PUTRAJAYA, Malaysia (Reuters) – After more than a decade of experimenting, a trio of Malaysian farmers say they have found the right concoction of nutrients and treatments to successfully grow Japanese muskmelons, one of the world’s most expensive fruits.
The farmers at Malaysian company Mono Premium Melon regularly rub the melons with a soft cloth or glove, a practice called “tama-fuki” said to enhance their flavour, and play classical music over speakers in the greenhouses, which is believed to stimulate growth.
“Every single Japanese melon that you see in our farm is almost like an artpiece,” said Seh Cheng Siang, director and co-founder of Mono, at the company’s farm in Malaysia’s administrative capital Putrajaya.
Since the last century, farmers in Japan have been perfecting the art of cultivating these melons, which are prized for their taste and precise spherical shape, and are sold in high-end shops as luxury items.
In attempting to match this quality, the farmers have had to contend with Malaysia’s hot and humid tropical climate, a world away from the more temperate conditions in Japan.
“We have to make sure that nutrition, the watering and the fertiliser are done very consistently and precisely,” said Seh, adding that they tried growing more than 10 varieties of Japanese melon, before they found the right one.
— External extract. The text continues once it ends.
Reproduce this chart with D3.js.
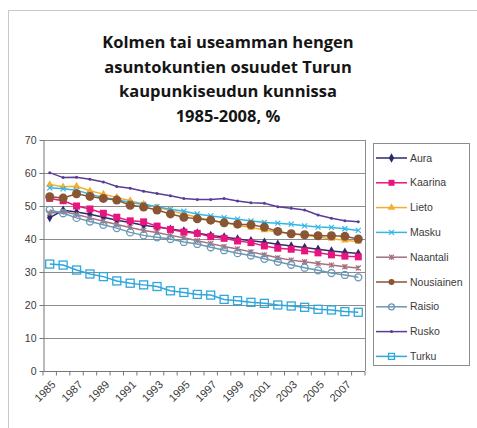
<!DOCTYPE html>
<html>
<head>
<meta charset="utf-8">
<script src="https://cdn.jsdelivr.net/npm/d3@7"></script>
<style>
	body { margin: 0; background: #fff; }
	svg { display: block; }
	.title { font-family: 'Open Sans', Lato, sans-serif; font-weight: 700; font-size: 16.5px; fill: #151515; }
	.tick text, .legend text { font-family: 'Liberation Sans', Arial, sans-serif; font-size: 10.5px; fill: #3a3a3a; }
	.xlab text { font-size: 11px; }
</style>
</head>
<body>
<script>
const years = d3.range(1985, 2009);
const yTicks = [0, 10, 20, 30, 40, 50, 60, 70];
const titleLines = ['Kolmen tai useamman hengen', 'asuntokuntien osuudet Turun', 'kaupunkiseudun kunnissa', '1985-2008, %'];

const aura = [46.5, 48.7, 48.2, 47.5, 46.6, 45.7, 45, 44.2, 43.6, 43, 42.4, 41.8, 41.1, 40.6, 40, 39.5, 39, 38.4, 37.9, 37.4, 36.9, 36.4, 36, 35.6];
const kaarina = [52.3, 51.6, 50.0, 49.1, 47.8, 46.6, 45.5, 45.2, 43.9, 42.9, 42.1, 41.7, 40.7, 40.2, 39.4, 38.9, 37.9, 37.2, 36.9, 36.4, 35.8, 35.2, 34.8, 34.6];
const lieto = [56.5, 55.8, 56, 54.6, 53.6, 52.6, 51.6, 50.6, 49.6, 48.6, 47.6, 46.6, 45.6, 45, 44.2, 43.5, 42.7, 42.1, 41.6, 41.1, 40.6, 40.1, 39.6, 39.2];
const masku = [55.5, 55.2, 54.8, 53.6, 52.6, 52, 51, 50.5, 49.8, 49, 48.4, 47.6, 47, 46.5, 46, 45.5, 45, 44.8, 44.5, 44, 43.6, 43.5, 43.1, 42.6];
const naantali = [47.8, 48.3, 47.4, 46.4, 45.4, 44.4, 43.5, 42.6, 42, 41.1, 40.4, 39.5, 38.6, 37.7, 37, 36.1, 35.2, 34.3, 33.6, 33.1, 32.6, 32.1, 31.6, 31.2];
const nousiainen = [52.8, 52.4, 53.7, 52.9, 52.3, 51.8, 50.2, 49.7, 48.8, 47.6, 46.6, 46.1, 45.7, 44.9, 44.5, 44.3, 43.6, 42.3, 41.6, 41.3, 41.0, 41.0, 40.8, 40.0];
const raisio = [48.8, 47.8, 46.4, 45.3, 44.3, 43.3, 42, 41.1, 40.5, 40, 39.1, 38.5, 37.5, 36.6, 35.7, 35, 34, 33.1, 32.2, 31.3, 30.5, 29.7, 29.1, 28.4];
const rusko = [60.1, 58.6, 58.7, 58.1, 57.3, 55.9, 55.4, 54.5, 53.8, 53.1, 52.3, 52.0, 52.0, 52.3, 51.5, 51.0, 50.8, 49.8, 49.3, 48.8, 47.3, 46.3, 45.5, 45.2];
const turku = [32.4, 32.1, 30.6, 29.4, 28.6, 27.3, 26.6, 26.1, 25.6, 24.3, 23.8, 23.2, 23.0, 21.7, 21.3, 20.8, 20.5, 20.0, 19.7, 19.3, 18.7, 18.5, 18.0, 17.8];

const series = [
	{ name: 'Aura', values: aura, color: '#2c2a6b', marker: 'diamond', size: 4 },
	{ name: 'Kaarina', values: kaarina, color: '#e8157e', marker: 'square', size: 7 },
	{ name: 'Lieto', values: lieto, color: '#f6ad2e', marker: 'triangle', size: 5 },
	{ name: 'Masku', values: masku, color: '#33b6e6', marker: 'cross', size: 5 },
	{ name: 'Naantali', values: naantali, color: '#a3707f', marker: 'star', size: 5 },
	{ name: 'Nousiainen', values: nousiainen, color: '#8a5533', marker: 'circle', size: 9 },
	{ name: 'Raisio', values: raisio, color: '#6a98b5', marker: 'ocircle', size: 7 },
	{ name: 'Rusko', values: rusko, color: '#5a3b96', marker: 'dot', size: 3 },
	{ name: 'Turku', values: turku, color: '#2fa6dc', marker: 'osquare', size: 8 }
];

const width = 477;
const height = 428;
const plot = { left: 43, right: 365, top: 140, bottom: 371 };

const svg = d3.select('body').append('svg')
	.attr('width', width)
	.attr('height', height);

// outer chart frame
svg.append('rect')
	.attr('x', 8.5).attr('y', 10.5)
	.attr('width', width - 6).attr('height', height - 4)
	.attr('fill', '#fff').attr('stroke', '#c8c8c8');

svg.selectAll('.title')
	.data(titleLines)
	.enter()
	.append('text')
	.attr('class', 'title')
	.attr('x', 228)
	.attr('y', function(d, i) { return 48 + i * 24.5; })
	.attr('text-anchor', 'middle')
	.text(function(d) { return d; });

const xScale = d3.scalePoint()
	.domain(years)
	.range([plot.left, plot.right])
	.padding(0.5);

const yScale = d3.scaleLinear()
	.domain([0, 70])
	.range([plot.bottom, plot.top]);

// gridlines
svg.append('g')
	.selectAll('line')
	.data(yTicks)
	.enter()
	.append('line')
	.attr('x1', plot.left).attr('x2', plot.right)
	.attr('y1', function(d) { return Math.round(yScale(d)) + 0.5; })
	.attr('y2', function(d) { return Math.round(yScale(d)) + 0.5; })
	.attr('stroke', '#8c8c8c');

// right border of plot area
svg.append('line')
	.attr('x1', plot.right + 0.5).attr('x2', plot.right + 0.5)
	.attr('y1', plot.top).attr('y2', plot.bottom)
	.attr('stroke', '#8c8c8c');

const yAxis = svg.append('g')
	.attr('transform', 'translate(' + (plot.left + 0.5) + ',0)')
	.call(d3.axisLeft(yScale).tickValues(yTicks).tickSize(4).tickSizeOuter(0));
yAxis.select('.domain').attr('stroke', '#777');
yAxis.selectAll('.tick line').attr('stroke', '#777');

// category axis: ticks between categories, labels every other year
const step = xScale.step();
const xAxis = svg.append('g')
	.attr('class', 'xlab')
	.attr('transform', 'translate(0,' + (Math.round(plot.bottom) + 0.5) + ')');
xAxis.append('line')
	.attr('x1', plot.left).attr('x2', plot.right)
	.attr('stroke', '#777');
xAxis.selectAll('.sep')
	.data(d3.range(years.length + 1))
	.enter()
	.append('line')
	.attr('x1', function(i) { return plot.left + i * step; })
	.attr('x2', function(i) { return plot.left + i * step; })
	.attr('y1', 0).attr('y2', 4)
	.attr('stroke', '#777');
xAxis.selectAll('.tick')
	.data(years.filter(function(y) { return (y - 1985) % 2 === 0; }))
	.enter()
	.append('g')
	.attr('class', 'tick')
	.attr('transform', function(d) { return 'translate(' + (xScale(d) + 4) + ',11) rotate(-45)'; })
	.append('text')
	.attr('text-anchor', 'end')
	.attr('dy', '0.35em')
	.text(function(d) { return d; });

const line = d3.line()
	.x(function(d, i) { return xScale(years[i]); })
	.y(function(d) { return yScale(d); });

function drawMarker(sel, s) {
	const r = s.size / 2;
	if (s.marker === 'circle' || s.marker === 'dot') {
		sel.append('circle').attr('r', r).attr('fill', s.color);
	} else if (s.marker === 'ocircle') {
		sel.append('circle').attr('r', r).attr('fill', 'none').attr('stroke', s.color).attr('stroke-width', 1.3);
	} else if (s.marker === 'square') {
		sel.append('rect').attr('x', -r).attr('y', -r).attr('width', s.size).attr('height', s.size).attr('fill', s.color);
	} else if (s.marker === 'osquare') {
		sel.append('rect').attr('x', -r).attr('y', -r).attr('width', s.size).attr('height', s.size)
			.attr('fill', 'none').attr('stroke', s.color).attr('stroke-width', 1.3);
	} else if (s.marker === 'diamond') {
		sel.append('path').attr('d', d3.symbol(d3.symbolDiamond, s.size * s.size * 1.6)).attr('fill', s.color);
	} else if (s.marker === 'triangle') {
		sel.append('path').attr('d', d3.symbol(d3.symbolTriangle, s.size * s.size)).attr('fill', s.color);
	} else if (s.marker === 'cross') {
		sel.append('path').attr('d', 'M' + (-r) + ',' + (-r) + 'L' + r + ',' + r + 'M' + (-r) + ',' + r + 'L' + r + ',' + (-r))
			.attr('stroke', s.color).attr('stroke-width', 1.2);
	} else if (s.marker === 'star') {
		sel.append('path').attr('d', 'M' + (-r) + ',' + (-r) + 'L' + r + ',' + r + 'M' + (-r) + ',' + r + 'L' + r + ',' + (-r) + 'M0,' + (-r) + 'L0,' + r)
			.attr('stroke', s.color).attr('stroke-width', 1.2);
	}
}

series.forEach(function(s) {
	const g = svg.append('g');
	g.append('path')
		.datum(s.values)
		.attr('d', line)
		.attr('fill', 'none')
		.attr('stroke', s.color)
		.attr('stroke-width', 1.5);
	g.selectAll('.m')
		.data(s.values)
		.enter()
		.append('g')
		.attr('transform', function(d, i) { return 'translate(' + xScale(years[i]) + ',' + yScale(d) + ')'; })
		.each(function() { drawMarker(d3.select(this), s); });
});

// legend
const legend = svg.append('g').attr('class', 'legend');
legend.append('rect')
	.attr('x', 373.5).attr('y', 143.5)
	.attr('width', 96).attr('height', 222)
	.attr('fill', '#fff').attr('stroke', '#8c8c8c');

const item = legend.selectAll('.item')
	.data(series)
	.enter()
	.append('g')
	.attr('transform', function(d, i) { return 'translate(376,' + (158 + i * 24.8) + ')'; });
item.append('line')
	.attr('x1', 0).attr('x2', 31)
	.attr('stroke', function(d) { return d.color; })
	.attr('stroke-width', 1.5);
item.append('g')
	.attr('transform', 'translate(15.5,0)')
	.each(function(d) {
		const small = Object.assign({}, d, { size: Math.min(d.size, 6) });
		drawMarker(d3.select(this), small);
	});
item.append('text')
	.attr('x', 34)
	.attr('dy', '0.35em')
	.text(function(d) { return d.name; });
</script>
</body>
</html>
After bringing the melon seeds in from Japan, the Malaysian farmers travelled to Japanese farms to learn the cultivation methods to try and replicate them in Malaysia.
They also used trial and error to overcome challenges such as determining the optimal composition of the nutrition given to the melon plants.
Despite these obstacles, Mono’s first batch of 200 selected melons have sold out, thanks mainly to online sales.
The melons are sold for 168 ringgit ($40.70) each, about a third of the price the Japan varieties normally go for.
“It’s pretty interesting to know that as a Malaysian, we can actually grow Japanese-grade melons in Malaysia,” said Elaine Chow, a customer who attended a recent event at the greenhouses.